Segundo ela, o processo que permitiu a entrada do fóssil na Alemanha ainda é desconhecido. “No momento em que foi levado para fora, o Irritator já estava ilegal. Como ele foi? Adoraríamos saber. A única coisa que sabemos é que ele está ilegal através dos registros alemães, que vêm depois do Decreto-Lei de 42”, explica sobre a chegada misteriosa do dinossauro a Europa. A prática é conhecida no meio mundial da paleontologia e não está restrita ao Brasil. Mesmo assim, Beatriz revela que brechas na Lei e o pouco conhecimento da população sobre o assunto facilitam a exploração ilegal.


“Há dois exemplos muito claros da fragilidade desse meio. No Marrocos, por exemplo, há leis dúbias em cima da exploração de fósseis e uma população vulnerável. Já no caso do Brasil, a brecha é outra: a exploração e uso de minerais como peças ornamentais e em construções arquitetônicas. Saem do país toneladas de calcário. O que nos garante que não há um fóssil ali no meio? São pontos de que pessoas mal-intencionadas acabam se aproveitando.”


Mesmo com as dificuldades, há luz no fim do túnel para aqueles que buscam recuperar relíquias nacionais. A pesquisadora explica que a maioria dos documentos oficiais, como no caso dos feitos pelo Museu de Stuttgart, escancaram a adesão ilegal do patrimônio brasileiro. Foi por esta razão, que ela conseguiu denunciar o tráfico de 25 insetos há dois anos e recuperá-los. É previsto que, neste caso, os fósseis voltem ainda neste ano.


“As denúncias levam cerca de dois minutos, de forma on-line, para serem feitas ao Ministério Público. Muitas vezes, artigos científicos escancaram a forma ilegal que levaram os fósseis para fora, mas em casos como dos insetos, eu os encontrei anunciados sites de venda. Após a denúncia, não sabemos quanto tempo irá levar [para o fóssil voltar], porque é um processo judicial que se inicia.”


Hörmanseder analisa ainda que a demora do retorno se deve a uma memória histórica que países como o Brasil carregam de um período de exploração colonial por países europeus. Para a comunidade pequena, mas valente de paleontólogos brasileiros, a briga pelo patrimônio não é nada perto dos anos de exploração que o país vivenciou.


“Como cientistas brasileiros, sofremos muito com os rastros de um Brasil colônia. Muitos de nossos elementos culturais foram retirados de nós e levados para países colonizadores. São centenas de fósseis apenas de animais com ossos levados e quando falamos de outros tipos, o número aumenta muito. Falar de grandes tráficos, como o Irritator e o Ubirajara, é só o início da movimentação para repatriar nossa história.”
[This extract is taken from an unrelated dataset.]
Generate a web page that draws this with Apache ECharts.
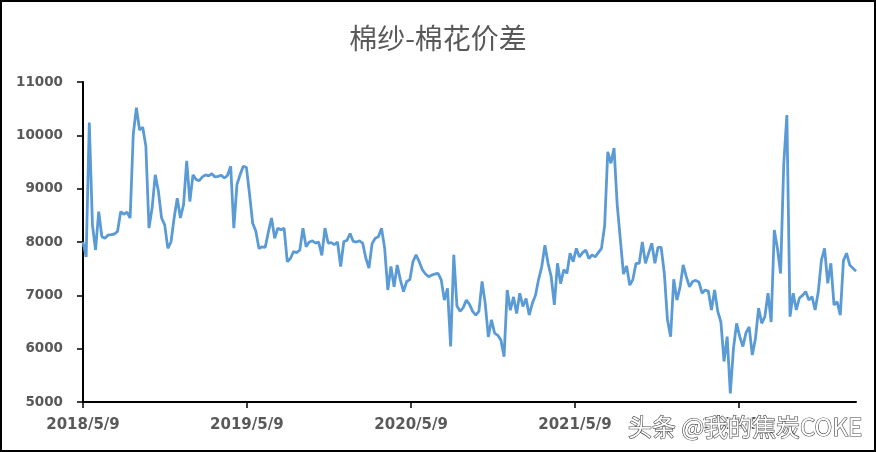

Ele vai voltar? A situação atual das negociações pelo do Irritator challengeri

A resposta do Museu de Stuttgart veio no dia 24 de março através da imprensa internacional, onde a instituição reconhecia que está aberto ao diálogo com o Brasil sobre seu patrimônio: "O museu participa de diversos projetos de cooperação com o Brasil e mantém um diálogo contínuo com cientistas brasileiros”, declarou representante da organização à agência alemã de notícias Ippen Media.


Sem reconhecer a ação ilegal, a instituição não revelou uma data de devolução do fóssil traficado. Apesar dos entraves, Beatriz comenta que tanto ela, quanto seu público e grupo de colegas, seguem confiantes na causa e que não desistirão de repatriar o dinossauro brasileiro, assim como qualquer outro fóssil tirado do país de forma ilegal.


“Se eu ou meus colegas não acreditássemos nessa causa, não teríamos sequer começado. Vou continuar engajando, pedindo assinaturas para o abaixo-assinado. Depois dessa declaração do museu, subimos de 18 mil para 24 mil assinaturas. Quanto mais pressão popular, mais movimento e é nisso que confiamos.”